LEWISTON – Sgt. David Chick remembers the grumbling when officers were asked to trade in their saps for pepper spray.

A leather encased spring with a lead weight on the end, the sap – also know as a blackjack – was used to knock an unwilling suspect into compliance. It was considered a great equalizer for officers on the beat who may have been outsized by an unruly suspect or criminal, Chick said.

But the device, in both its design and application, was more brutal than the Taser of today. After shelving their saps, pepper spray soon became known as “back-up in a can,” Chick said.

So last year, when officers in Lewiston were asked to trade in their police batons, used as direct contact tools, for Tasers, which can be deployed at some distance, there was grumbling.

But as the device becomes more familiar with both the public and police, its benefits are also becoming quickly apparent, Chick said.

Lewiston’s Tasers are armed not only with the stunning capacity, but also digital and video recording capabilities.

“This can be an officer’s greatest ally, but we are not deploying it in a life or death situation,” Chick said. “This is a tactical device meant for calculated use.”

And despite some recent controversy over the device, officers around the region agree its one of the safest alternatives to a physical confrontation with a potentially dangerous suspect. Accounts of how lives have been saved and injuries prevented far outnumber accounts of misuse or abuse by officers, while the latter may receive more public attention.

The development and use of the Taser, named for inventor Thomas A. Swift and his electric rifle, marks an evolution in policing philosophy, say Lewiston’s Chief Bill Welch and Lt.

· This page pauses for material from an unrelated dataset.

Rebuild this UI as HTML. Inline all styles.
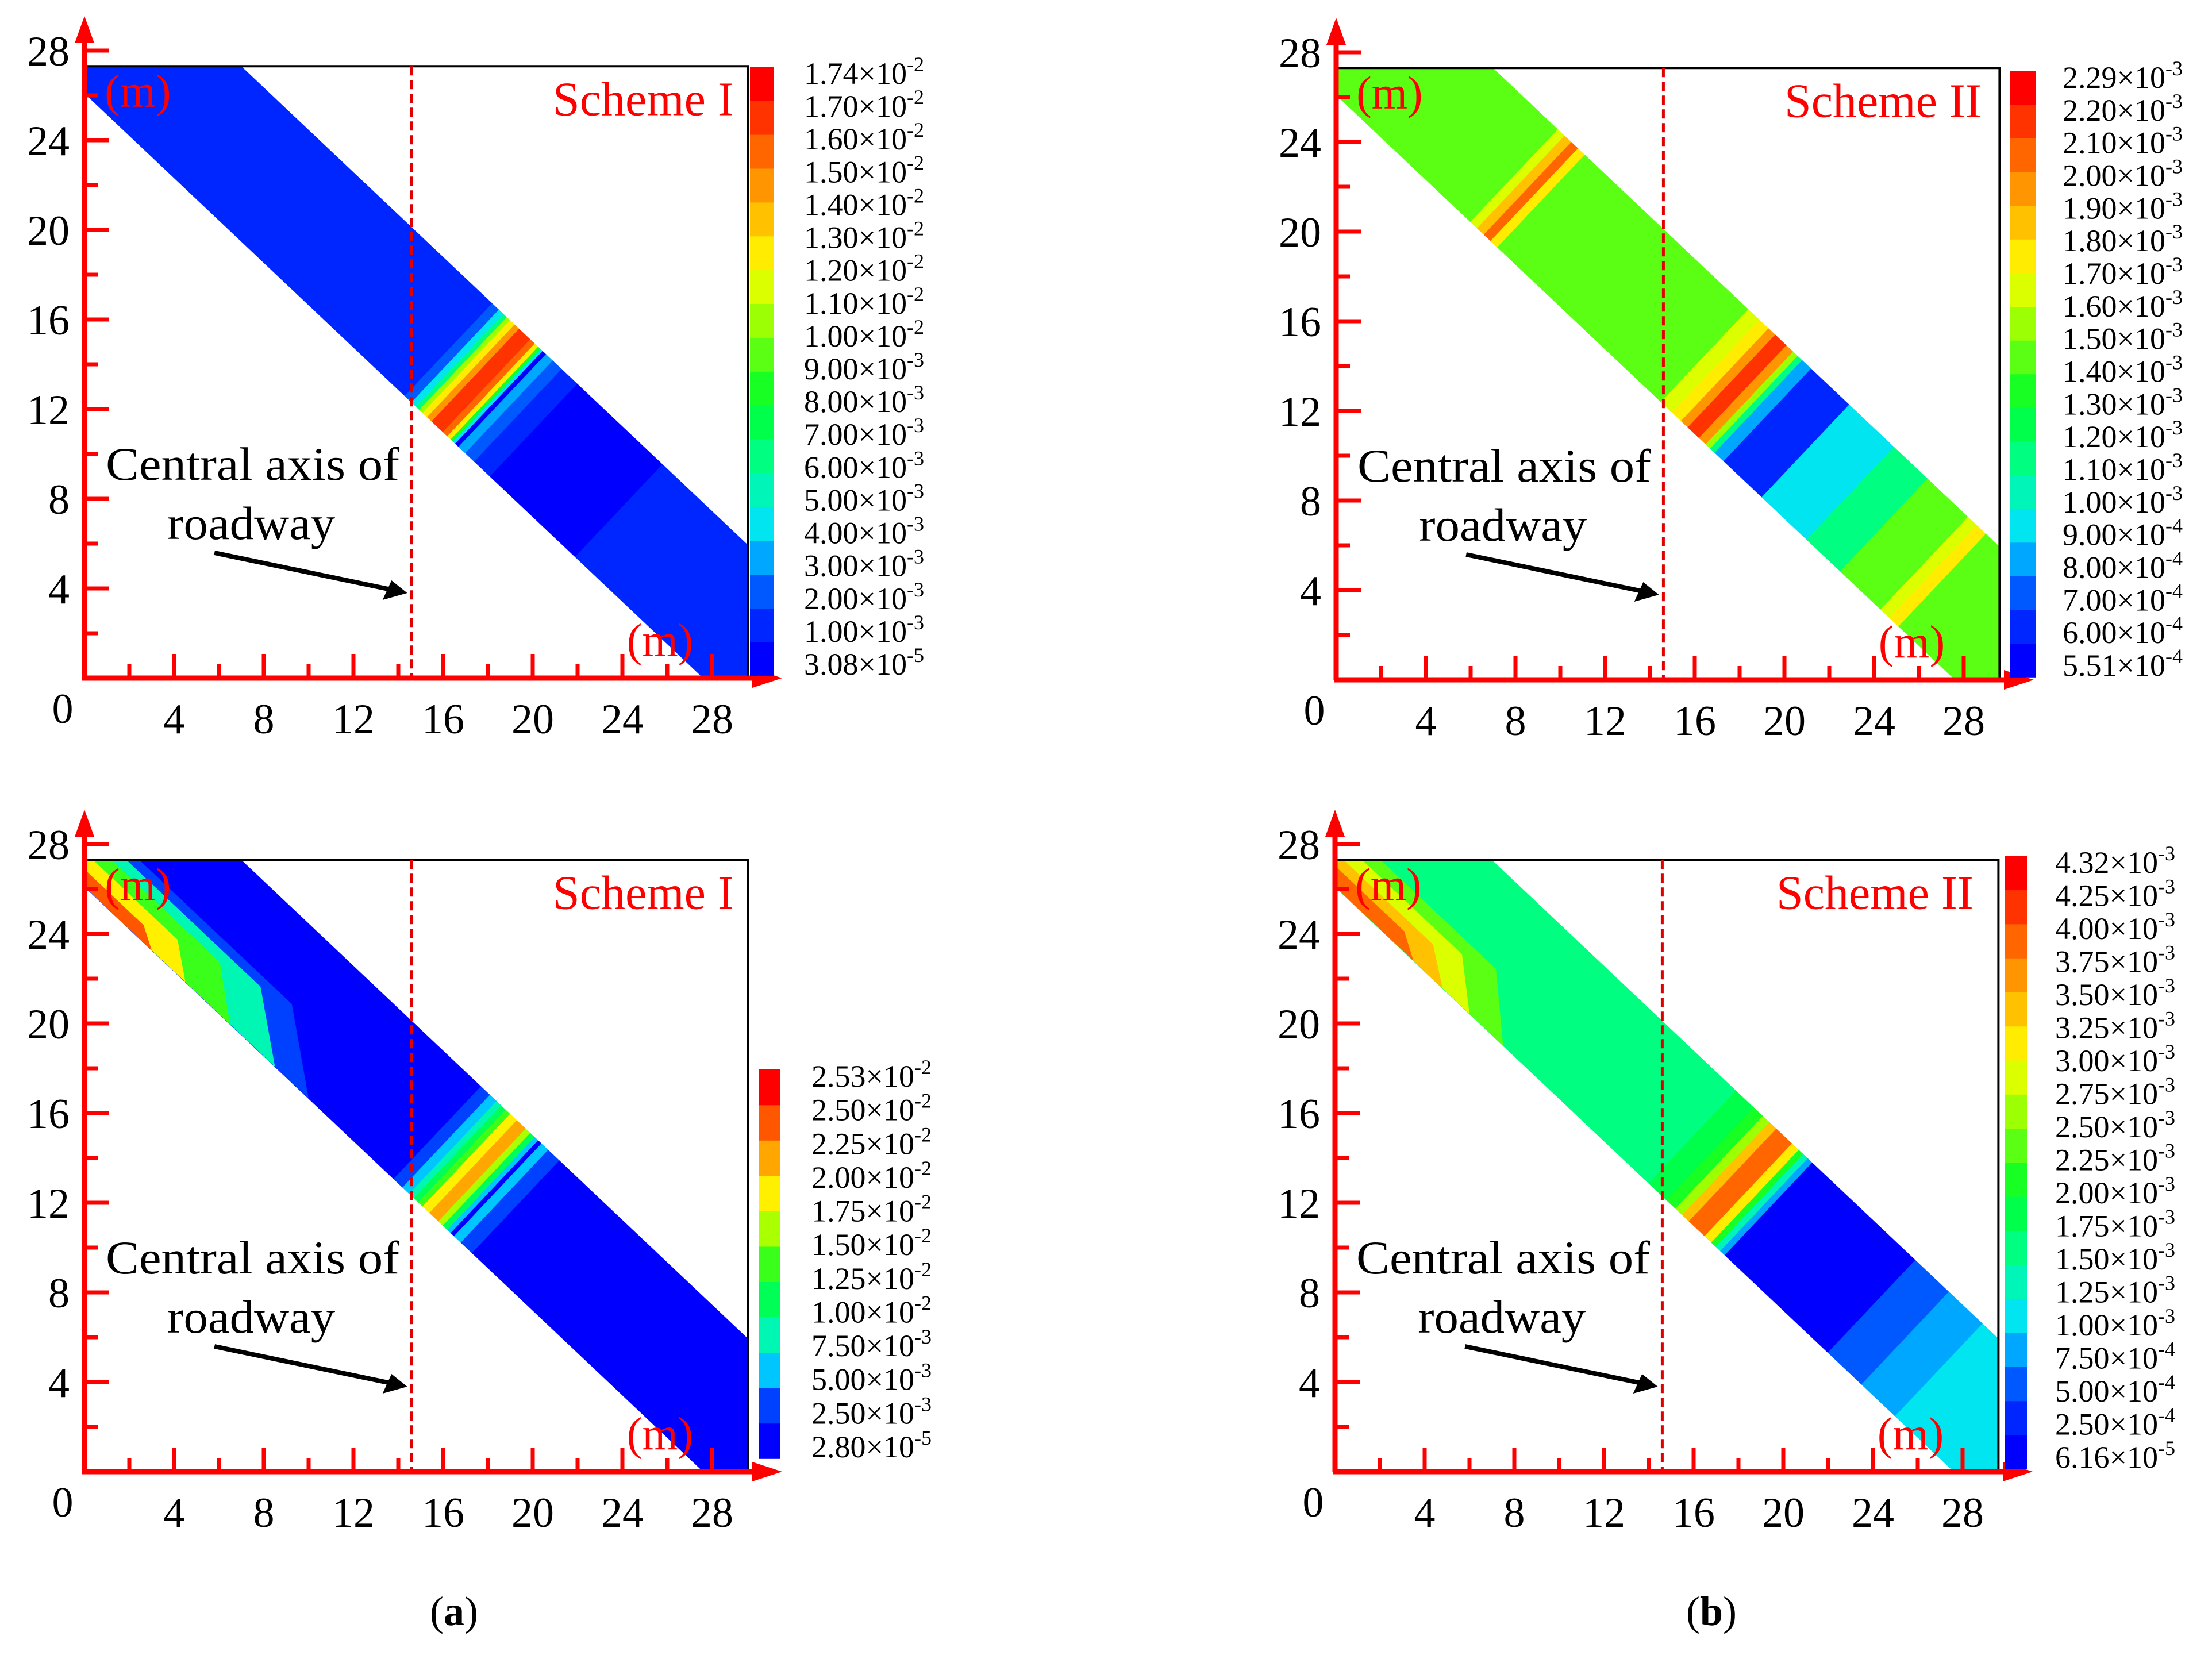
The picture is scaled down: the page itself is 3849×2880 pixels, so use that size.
<!DOCTYPE html>
<html><head><meta charset="utf-8"><style>
html,body{margin:0;padding:0;background:#fff;}
svg{display:block;}
text{font-family:"Liberation Serif",serif;}
</style></head><body>
<svg id="fig" width="3849" height="2880" viewBox="0 0 3849 2880" xmlns="http://www.w3.org/2000/svg"></svg>
<script>
// ---- data ----
const levelsA = [3.08e-5,1e-3,2e-3,3e-3,4e-3,5e-3,6e-3,7e-3,8e-3,9e-3,1e-2,1.1e-2,1.2e-2,1.3e-2,1.4e-2,1.5e-2,1.6e-2,1.7e-2,1.74e-2];
const labelsA = ["1.74|-2","1.70|-2","1.60|-2","1.50|-2","1.40|-2","1.30|-2","1.20|-2","1.10|-2","1.00|-2","9.00|-3","8.00|-3","7.00|-3","6.00|-3","5.00|-3","4.00|-3","3.00|-3","2.00|-3","1.00|-3","3.08|-5"];
const stripeTA = [-8,14.3,14.6,14.8,14.95,15.1,15.3,15.5,16.0,16.2,16.35,16.45,16.55,16.7,17.0,17.4,18.1,21.9];
const stripeVA = [1.5e-3,2.5e-3,4.5e-3,6.5e-3,1.05e-2,1.25e-2,1.45e-2,1.65e-2,1.55e-2,1.2e-2,8e-3,4.5e-3,5e-4,3.5e-3,2.5e-3,1.5e-3,5e-4,1.5e-3];

const levelsB = [5.51e-4,6e-4,7e-4,8e-4,9e-4,1e-3,1.1e-3,1.2e-3,1.3e-3,1.4e-3,1.5e-3,1.6e-3,1.7e-3,1.8e-3,1.9e-3,2e-3,2.1e-3,2.2e-3,2.29e-3];
const labelsB = ["2.29|-3","2.20|-3","2.10|-3","2.00|-3","1.90|-3","1.80|-3","1.70|-3","1.60|-3","1.50|-3","1.40|-3","1.30|-3","1.20|-3","1.10|-3","1.00|-3","9.00|-4","8.00|-4","7.00|-4","6.00|-4","5.51|-4"];
const stripeTB = [-8,6,6.3,6.6,6.9,7.2,14.5,15,15.4,15.7,16.2,16.5,16.7,16.9,17.3,19,21,22.5,24.3,24.7,25.1];
const stripeVB = [1.45e-3,1.6e-3,1.8e-3,2.0e-3,1.75e-3,1.45e-3,1.6e-3,1.75e-3,1.95e-3,2.15e-3,1.9e-3,1.5e-3,1.1e-3,8.5e-4,6.5e-4,9.5e-4,1.1e-3,1.45e-3,1.6e-3,1.75e-3,1.45e-3];

const levelsC = [2.8e-5,2.5e-3,5e-3,7.5e-3,1e-2,1.25e-2,1.5e-2,1.75e-2,2e-2,2.25e-2,2.5e-2,2.53e-2];
const labelsC = ["2.53|-2","2.50|-2","2.25|-2","2.00|-2","1.75|-2","1.50|-2","1.25|-2","1.00|-2","7.50|-3","5.00|-3","2.50|-3","2.80|-5"];
const stripeTC = [-8,13.8,14.2,14.5,14.7,14.9,15.1,15.4,15.8,16.0,16.2,16.35,16.5,16.8,17.3];
const stripeVC = [1.2e-3,3.5e-3,6e-3,8.5e-3,1.1e-2,1.4e-2,1.9e-2,2.1e-2,1.6e-2,1.1e-2,6e-3,1e-3,6e-3,3.5e-3,1.2e-3];
const hotVC = [4e-3,8e-3,1.3e-2,1.8e-2,2.3e-2];
const hotEndC = [10,8.5,6.5,4.5,3];
const hotWC = [0.45,0.38,0.3,0.2,0.1];

const levelsD = [6.16e-5,2.5e-4,5e-4,7.5e-4,1e-3,1.25e-3,1.5e-3,1.75e-3,2e-3,2.25e-3,2.5e-3,2.75e-3,3e-3,3.25e-3,3.5e-3,3.75e-3,4e-3,4.25e-3,4.32e-3];
const labelsD = ["4.32|-3","4.25|-3","4.00|-3","3.75|-3","3.50|-3","3.25|-3","3.00|-3","2.75|-3","2.50|-3","2.25|-3","2.00|-3","1.75|-3","1.50|-3","1.25|-3","1.00|-3","7.50|-4","5.00|-4","2.50|-4","6.16|-5"];
const stripeTD = [-8,14,14.8,15.2,15.5,15.8,16.5,16.8,17.0,17.2,17.4,22,23.5,25];
const stripeVD = [1.6e-3,1.8e-3,2.1e-3,2.6e-3,3.4e-3,3.9e-3,3.2e-3,2.2e-3,1.3e-3,8e-4,1.5e-4,6e-4,9e-4,1.1e-3];
const hotVD = [2.3e-3,2.8e-3,3.3e-3,3.9e-3];
const hotEndD = [7.5,6,4.8,3.5];
const hotWD = [0.4,0.3,0.2,0.12];

const xTicks = [0,4,8,12,16,20,24,28];
const yTicks = [4,8,12,16,20,24,28];

// ---- rendering ----
const NS = "http://www.w3.org/2000/svg";
const svg = document.getElementById('fig');
function mk(tag, attrs, parent){const e=document.createElementNS(NS,tag);for(const k in attrs)e.setAttribute(k,attrs[k]);(parent||svg).appendChild(e);return e;}
const S = 39, XMAX = 29.6, YMAX = 27.3;
const stops=[[0,[0,0,255]],[0.1,[0,64,255]],[0.22,[0,225,255]],[0.33,[0,255,150]],[0.45,[0,255,40]],[0.6,[170,255,0]],[0.68,[255,255,0]],[0.85,[255,130,0]],[1,[255,0,0]]];
function jet(f){for(let i=1;i<stops.length;i++){if(f<=stops[i][0]){const a=stops[i-1],b=stops[i];const u=(f-a[0])/(b[0]-a[0]);const c=a[1].map((v,j)=>Math.round(v+(b[1][j]-v)*u));return `rgb(${c[0]},${c[1]},${c[2]})`;}}return 'rgb(255,0,0)';}
function colorFor(v,levels){const n=levels.length-1;let k=0;for(let i=0;i<n;i++){if(v>=levels[i])k=i;}return jet(k/(n-1));}

function panel(id,ox,oy,levels,labels,T,V,cb,hot,schemeText,schemeX){
  const X=x=>ox+x*S, Y=y=>oy-y*S;
  const g=mk('g',{});
  
  
  const clip=mk('clipPath',{id:'clip'+id},g);
  mk('rect',{x:X(0),y:Y(YMAX),width:XMAX*S,height:YMAX*S},clip);
  const band=mk('g',{'clip-path':`url(#clip${id})`},g);
  
  
  const lo=t=>[t,26.1-0.945*t], up=t=>[t+3.89,30.22-0.945*t];
  const pt=p=>X(p[0]).toFixed(1)+','+Y(p[1]).toFixed(1);
  for(let i=0;i<T.length;i++){
    const t0=T[i], t1=(i+1<T.length)?T[i+1]:36;
    const poly=mk('polygon',{points:[lo(t0),up(t0),up(t1),lo(t1)].map(pt).join(' '),fill:colorFor(V[i],levels),stroke:colorFor(V[i],levels),'stroke-width':1},band);
    
    
  }
  if(hot){
    for(let i=0;i<hot.v.length;i++){
      const e=hot.e[i], w=hot.w[i];
      const a=lo(-2), b=lo(e), c0=lo(e*0.75), d0=lo(-2);
      const c=[c0[0]+3.89*w,c0[1]+4.12*w], d=[d0[0]+3.89*w,d0[1]+4.12*w];
      const poly=mk('polygon',{points:[a,b,c,d].map(pt).join(' '),fill:colorFor(hot.v[i],levels)},band);
      
      
    }
  }
  const fr=mk('polyline',{points:`${X(0)},${Y(YMAX)} ${X(XMAX)},${Y(YMAX)} ${X(XMAX)},${Y(0)}`,fill:'none',stroke:'#000','stroke-width':4},g);
  
  
  const dl=mk('line',{x1:X(14.6),y1:Y(YMAX),x2:X(14.6),y2:Y(0),stroke:'#e00000','stroke-width':5,'stroke-dasharray':'16,8'},g);
  
  
  const ax=mk('g',{fill:'#ff0000',stroke:'#ff0000'},g);
  
  
  mk('line',{x1:X(0),y1:Y(0),x2:X(0),y2:oy-1110,'stroke-width':9},ax);
  mk('polygon',{points:`${X(0)-17},${oy-1105} ${X(0)+17},${oy-1105} ${X(0)},${oy-1152}`,stroke:'none'},ax);
  mk('line',{x1:X(0)-4,y1:Y(0),x2:ox+1165,y2:Y(0),'stroke-width':9},ax);
  mk('polygon',{points:`${ox+1162},${oy-17} ${ox+1162},${oy+17} ${ox+1214},${oy}`,stroke:'none'},ax);
  for(let v=2;v<=28;v+=2){
    const major=v%4===0;
    mk('line',{x1:X(v),y1:oy,x2:X(v),y2:oy-(major?42:24),'stroke-width':7},ax);
    mk('line',{x1:ox,y1:Y(v),x2:ox+(major?43:24),y2:Y(v),'stroke-width':7},ax);
  }
  xTicks.forEach(v=>{
    const t=mk('text',{x:v===0?ox-38:X(v),y:v===0?oy+78:oy+96,'font-size':74,'text-anchor':'middle',fill:'#000'},g);
    t.textContent=String(v);
    
    
  });
  yTicks.forEach(v=>{
    const t=mk('text',{x:ox-26,y:Y(v)+26,'font-size':74,'text-anchor':'end',fill:'#000'},g);
    t.textContent=String(v);
    
    
  });
  const m1=mk('text',{x:X(0.9),y:Y(25.5),'font-size':80,fill:'#ff0000'},g);
  m1.textContent='(m)';
  
  
  const m2=mk('text',{x:X(24.2),y:Y(1.0),'font-size':80,fill:'#ff0000'},g);
  m2.textContent='(m)';
  
  
  const sc=mk('text',{x:schemeX,y:Y(YMAX)+85,'font-size':84,fill:'#ff0000'},g);
  sc.textContent=schemeText;
  
  
  const c1=mk('text',{x:X(0.95),y:oy-345,'font-size':82,fill:'#000',textLength:511,lengthAdjust:'spacingAndGlyphs'},g);
  c1.textContent='Central axis of';
  
  
  const c2=mk('text',{x:X(3.7),y:oy-242,'font-size':82,fill:'#000',textLength:292,lengthAdjust:'spacingAndGlyphs'},g);
  c2.textContent='roadway';
  
  
  const ar=mk('g',{},g);
  
  
  mk('line',{x1:X(5.8),y1:oy-218,x2:X(13.8),y2:oy-153,stroke:'#000','stroke-width':8},ar);
  mk('polygon',{points:`${X(14.4)},${oy-148} ${X(13.3)},${oy-136} ${X(13.7)},${oy-170}`,fill:'#000'},ar);
  const n=levels.length-1, ch=(cb.y1-cb.y0)/n;
  const cbg=mk('g',{},g);
  
  
  for(let k=0;k<n;k++){
    mk('rect',{x:cb.x,y:(cb.y1-(k+1)*ch).toFixed(1),width:cb.w,height:(ch+0.8).toFixed(1),fill:jet(k/(n-1))},cbg);
  }
  const ly0=cb.y0+12, ly1=cb.y1-20, ls=(ly1-ly0)/(labels.length-1);
  labels.forEach((s,i)=>{
    const [m,e]=s.split('|');
    const t=mk('text',{x:cb.lx,y:(ly0+i*ls+18).toFixed(1),'font-size':54,fill:'#000'},cbg);
    
    
    const a=mk('tspan',{},t); a.textContent=m+'\u00d710';
    const b=mk('tspan',{dy:-22,'font-size':36},t); b.textContent=e;
  });
}

panel('a-top',147,1180,levelsA,labelsA,stripeTA,stripeVA,{x:1305,w:42,y0:116,y1:1176,lx:1399},null,'Scheme I',962);
panel('b-top',2325,1183,levelsB,labelsB,stripeTB,stripeVB,{x:3498,w:45,y0:123,y1:1178,lx:3589},null,'Scheme  II',3105);
panel('a-bottom',147,2561,levelsC,labelsC,stripeTC,stripeVC,{x:1321,w:37,y0:1861,y1:2538,lx:1412},{v:hotVC,e:hotEndC,w:hotWC},'Scheme I',962);
panel('b-bottom',2323,2561,levelsD,labelsD,stripeTD,stripeVD,{x:3488,w:39,y0:1489,y1:2556,lx:3576},{v:hotVD,e:hotEndD,w:hotWD},'Scheme  II',3091);

[['(a)',790],['(b)',2978]].forEach(([s,x])=>{
  const t=mk('text',{x:x,y:2828,'font-size':72,'text-anchor':'middle',fill:'#000'});
  
  
  const p1=mk('tspan',{},t);p1.textContent='(';
  const p2=mk('tspan',{'font-weight':'bold'},t);p2.textContent=s[1];
  const p3=mk('tspan',{},t);p3.textContent=')';
});
</script>
</body></html>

William Snedeker, commander of the Maine State Police’s special services units.

“The whole idea is we do not want to get into physical confrontations,” Welch said. Adding new technology that helps avoid that is only natural.

Welch likens it to the advent of a computer crimes task force.

“Ten years ago we would have never said we needed that kind of thing, but as crime evolved and computers have been used to commit just about every crime imaginable, that became a reality.”

The Taser is the result of the reality that police work is growing more dangerous and criminals more confrontational, Welch said.

“So we have to change, too,” Welch said.

Snedeker said Welch is like other chiefs in Maine: looking for safer alternatives for officers and suspects.

“The whole philosophy of police work in the last 10 to 15 years has tried to get away from a lot of hands on, grappling, come-along holds and use of force by hands on,” Snedeker said. “A lot of chiefs and I don’t criticize them for this – a lot of CEOs – look at new technology as a better way to not have to use hand-to-hand force.”